- GBP/USD is in a vertical rally, rising marginally to a new high after upbeat UK GDP data.
- Short-term bias is positive, but caution is warranted as overbought signals emerge.
- Next resistance at 1.3665–1.3700; support at 1.3500.
GBP/USD tip-toed to a seven-week high of 1.3593 following stronger-than-expected UK GDP data for February, which showed a 0.5% m/m expansion versus forecasts of 0.1% and January’s flat reading. Despite the positive surprise, the reaction in the pair remained limited probably because the data did not capture the potential impact of the Iran war. Meanwhile, there was also a muted response to President Trump’s comments that the conflict with Tehran could end soon.
Nevertheless, the bulls continue to defend the 1.3550 region, maintaining a constructive outlook and keeping the focus on a potential move toward the 1.3665–1.3700 resistance zone.

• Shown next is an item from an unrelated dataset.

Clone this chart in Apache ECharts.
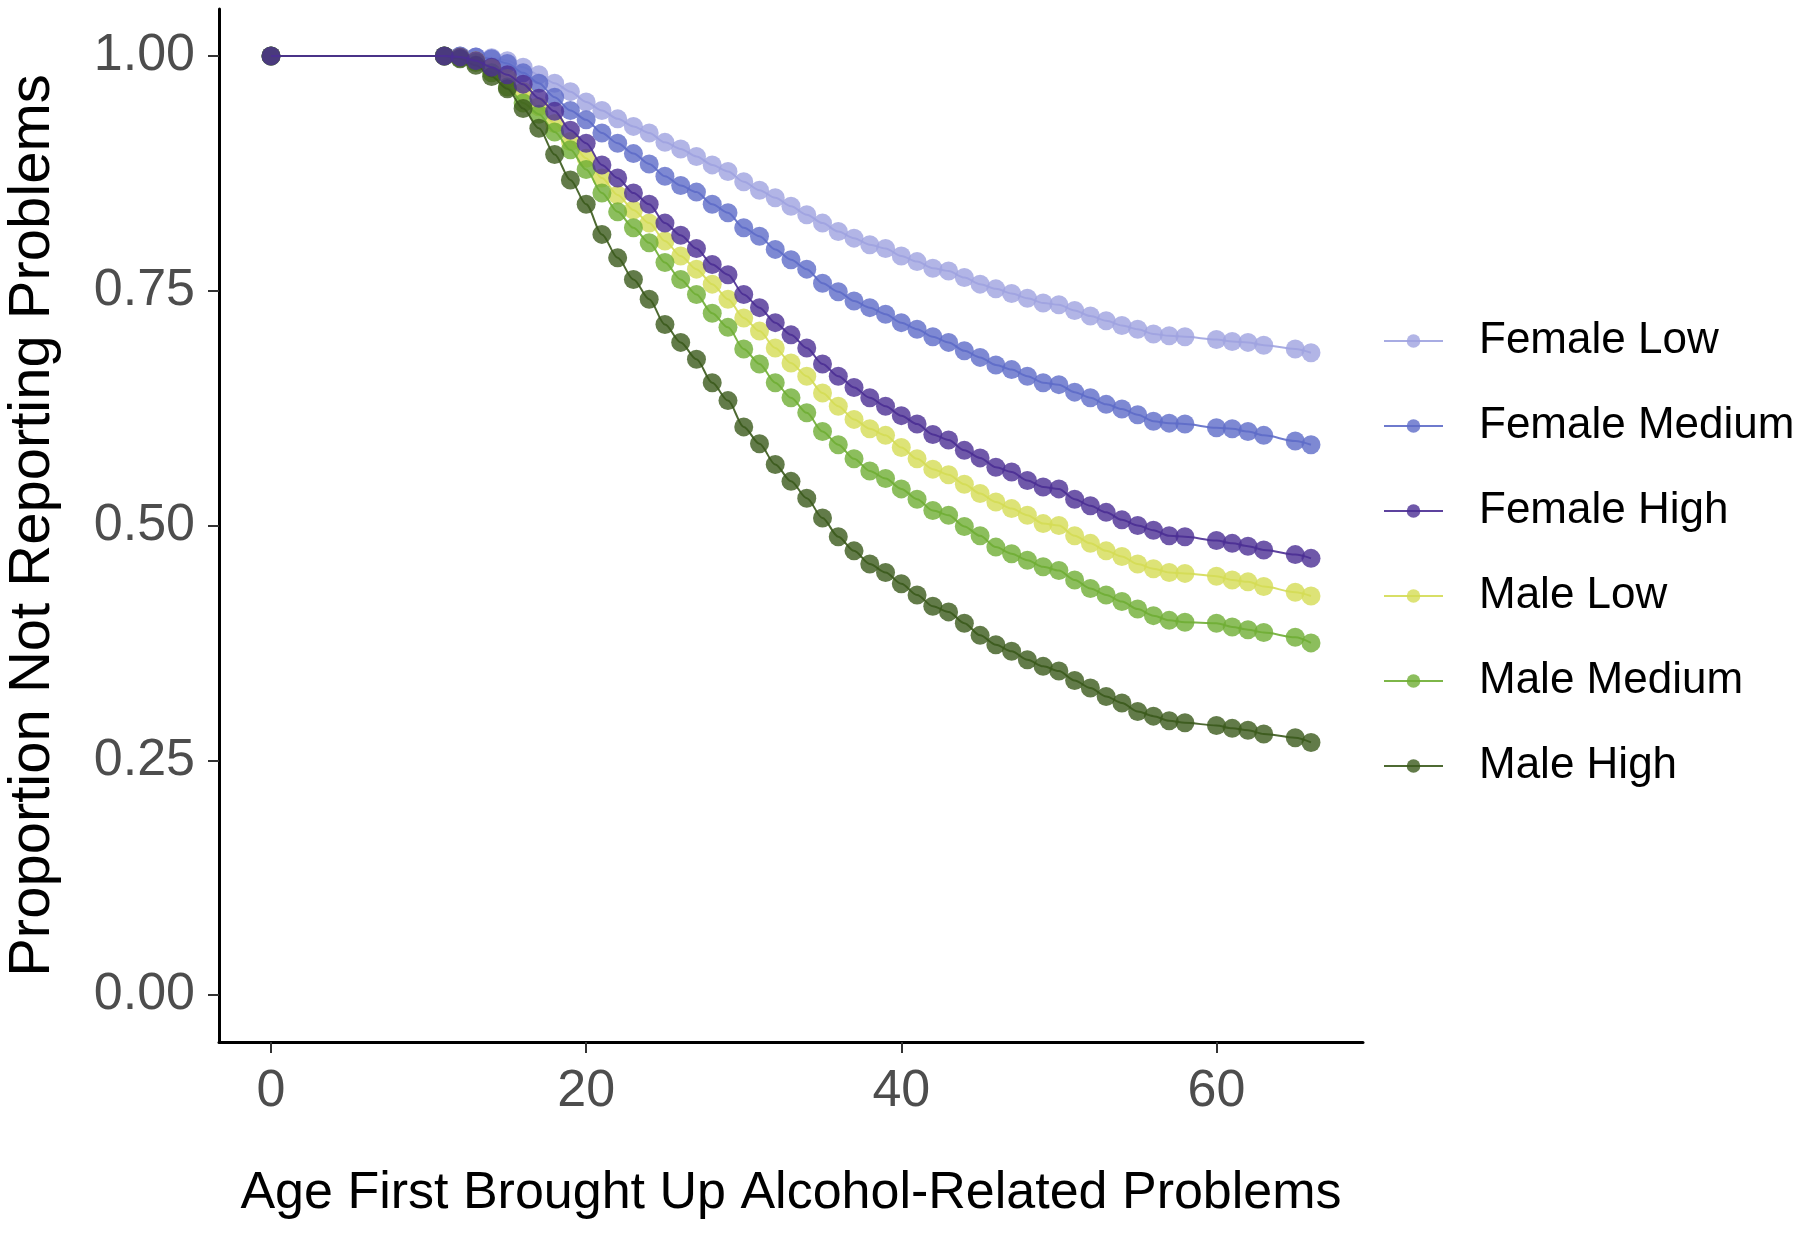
<!DOCTYPE html>
<html>
<head>
<meta charset="utf-8">
<script src="https://cdn.jsdelivr.net/npm/echarts@6/dist/echarts.min.js"></script>
<style>
html,body{margin:0;padding:0;background:#fff;}
#chart{width:1800px;height:1238px;}
</style>
</head>
<body>
<div id="chart"></div>
<script>
const ages = [0,11,12,13,14,15,16,17,18,19,20,21,22,23,24,25,26,27,28,29,30,31,32,33,34,35,36,37,38,39,40,41,42,43,44,45,46,47,48,49,50,51,52,53,54,55,56,57,58,60,61,62,63,65,66];

const femaleLow = [1.000,1.000,1.000,0.999,0.998,0.995,0.988,0.980,0.971,0.962,0.951,0.942,0.933,0.925,0.918,0.908,0.901,0.893,0.884,0.877,0.866,0.857,0.849,0.840,0.831,0.822,0.813,0.806,0.799,0.795,0.787,0.781,0.774,0.771,0.764,0.757,0.752,0.747,0.742,0.737,0.735,0.729,0.723,0.718,0.713,0.709,0.704,0.702,0.701,0.698,0.696,0.695,0.692,0.688,0.684];
const femaleMedium = [1.000,1.000,1.000,0.999,0.997,0.992,0.982,0.971,0.956,0.942,0.932,0.918,0.907,0.896,0.885,0.872,0.862,0.855,0.842,0.833,0.817,0.808,0.794,0.783,0.773,0.758,0.749,0.739,0.732,0.725,0.716,0.709,0.701,0.695,0.686,0.679,0.671,0.666,0.659,0.652,0.650,0.642,0.636,0.629,0.624,0.618,0.611,0.609,0.608,0.604,0.603,0.600,0.596,0.590,0.586];
const femaleHigh = [1.000,1.000,0.999,0.995,0.988,0.980,0.970,0.955,0.941,0.921,0.907,0.884,0.870,0.854,0.842,0.822,0.809,0.795,0.778,0.767,0.746,0.732,0.716,0.703,0.689,0.672,0.659,0.647,0.636,0.627,0.617,0.608,0.597,0.591,0.580,0.572,0.562,0.557,0.548,0.541,0.539,0.528,0.521,0.514,0.506,0.500,0.495,0.489,0.488,0.484,0.481,0.478,0.474,0.469,0.465];
const maleLow = [1.000,1.000,0.999,0.995,0.987,0.976,0.962,0.946,0.928,0.909,0.891,0.870,0.852,0.836,0.822,0.803,0.787,0.773,0.757,0.741,0.721,0.707,0.689,0.673,0.659,0.641,0.627,0.613,0.603,0.596,0.583,0.571,0.560,0.554,0.544,0.534,0.525,0.518,0.511,0.502,0.500,0.489,0.481,0.473,0.467,0.459,0.454,0.450,0.449,0.446,0.442,0.440,0.435,0.429,0.425];
const maleMedium = [1.000,1.000,0.998,0.993,0.982,0.967,0.950,0.938,0.919,0.900,0.879,0.854,0.834,0.817,0.801,0.780,0.762,0.746,0.726,0.711,0.688,0.672,0.652,0.636,0.620,0.600,0.586,0.571,0.558,0.550,0.539,0.528,0.516,0.511,0.499,0.489,0.477,0.470,0.463,0.456,0.452,0.442,0.433,0.426,0.419,0.411,0.404,0.399,0.397,0.396,0.392,0.389,0.386,0.381,0.375];
const maleHigh = [1.000,1.000,0.997,0.990,0.978,0.965,0.944,0.923,0.895,0.868,0.842,0.810,0.785,0.762,0.741,0.714,0.695,0.677,0.652,0.633,0.605,0.587,0.565,0.547,0.529,0.508,0.488,0.473,0.459,0.450,0.438,0.426,0.414,0.408,0.396,0.383,0.373,0.366,0.357,0.350,0.345,0.335,0.327,0.318,0.311,0.302,0.297,0.292,0.290,0.287,0.284,0.282,0.278,0.274,0.269];

const seriesNames = ['Female Low','Female Medium','Female High','Male Low','Male Medium','Male High'];
const seriesValues = [femaleLow, femaleMedium, femaleHigh, maleLow, maleMedium, maleHigh];
const seriesColors = ['#9fa3e0','#5e6cc8','#4b2e93','#d4dc55','#6fae34','#3b5a1c'];
const xTicks = [0,20,40,60];
const yTicks = [0,0.25,0.5,0.75,1];

const FONT = '"Liberation Sans", Arial, Helvetica, sans-serif';

const chart = echarts.init(document.getElementById('chart'), null, {renderer:'canvas'});

const series = seriesNames.map((name, i) => ({
  name: name,
  type: 'line',
  data: ages.map((a, j) => [a, seriesValues[i][j]]),
  smooth: 0.3,
  smoothMonotone: 'x',
  symbol: 'circle',
  symbolSize: 19,
  showSymbol: true,
  z: i === 2 ? 9 : 2 + i,
  lineStyle: { color: seriesColors[i], width: 2, opacity: 0.9 },
  itemStyle: { color: seriesColors[i], opacity: 0.8, borderWidth: 0 },
  emphasis: { disabled: true },
  animation: false
}));

chart.setOption({
  backgroundColor: '#ffffff',
  animation: false,
  grid: { left: 219, right: 437, top: 9, bottom: 196, containLabel: false, outerBoundsMode: 'none' },
  legend: {
    orient: 'vertical',
    left: 1383,
    top: 316,
    padding: 0,
    itemWidth: 59,
    itemHeight: 17,
    itemGap: 35,
    data: seriesNames,
    textStyle: { fontFamily: FONT, fontSize: 44, color: '#000', lineHeight: 50, padding: [0,0,0,31] },
    lineStyle: { width: 2 },
    itemStyle: { opacity: 0.8 },
    selectedMode: false
  },
  xAxis: {
    type: 'value',
    min: -3.3,
    max: 69.3,
    name: 'Age First Brought Up Alcohol-Related Problems',
    nameLocation: 'middle',
    nameGap: 126,
    nameTextStyle: { fontFamily: FONT, fontSize: 52, color: '#000' },
    axisLine: { show: true, onZero: false, lineStyle: { color: '#000', width: 3 } },
    axisTick: { show: true, length: 11, lineStyle: { color: '#333', width: 2 }, customValues: xTicks },
    axisLabel: { fontFamily: FONT, fontSize: 52, color: '#4d4d4d', margin: 24, customValues: xTicks },
    splitLine: { show: false }
  },
  yAxis: {
    type: 'value',
    min: -0.05,
    max: 1.05,
    name: 'Proportion Not Reporting Problems',
    nameLocation: 'middle',
    nameGap: 157,
    nameTextStyle: { fontFamily: FONT, fontSize: 58, color: '#000' },
    axisLine: { show: true, onZero: false, lineStyle: { color: '#000', width: 3 } },
    axisTick: { show: true, length: 11, lineStyle: { color: '#333', width: 2 }, customValues: yTicks },
    axisLabel: { fontFamily: FONT, fontSize: 52, color: '#4d4d4d', margin: 24, customValues: yTicks,
      formatter: v => v.toFixed(2) },
    splitLine: { show: false }
  },
  series: series
});
</script>
</body>
</html>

The pair has already advanced around 3.3% over the past two weeks, and sustained upside momentum could pave the way toward January’s 4½-year high of 1.3868.
Technically, the short-term bias remains skewed to the upside, with both RSI and MACD trending higher. However, the stochastic oscillator is firmly in overbought territory, increasing the risk of near-term consolidation or a corrective pullback. If selling pressure emerges, a break below 1.3500 could expose the 50- and 200-day SMAs near 1.3400, with additional support seen around 1.3300–1.3340.
In brief, GBP/USD maintains a bullish short-term bias, with further gains likely as long as price action holds above the key 1.3500 level.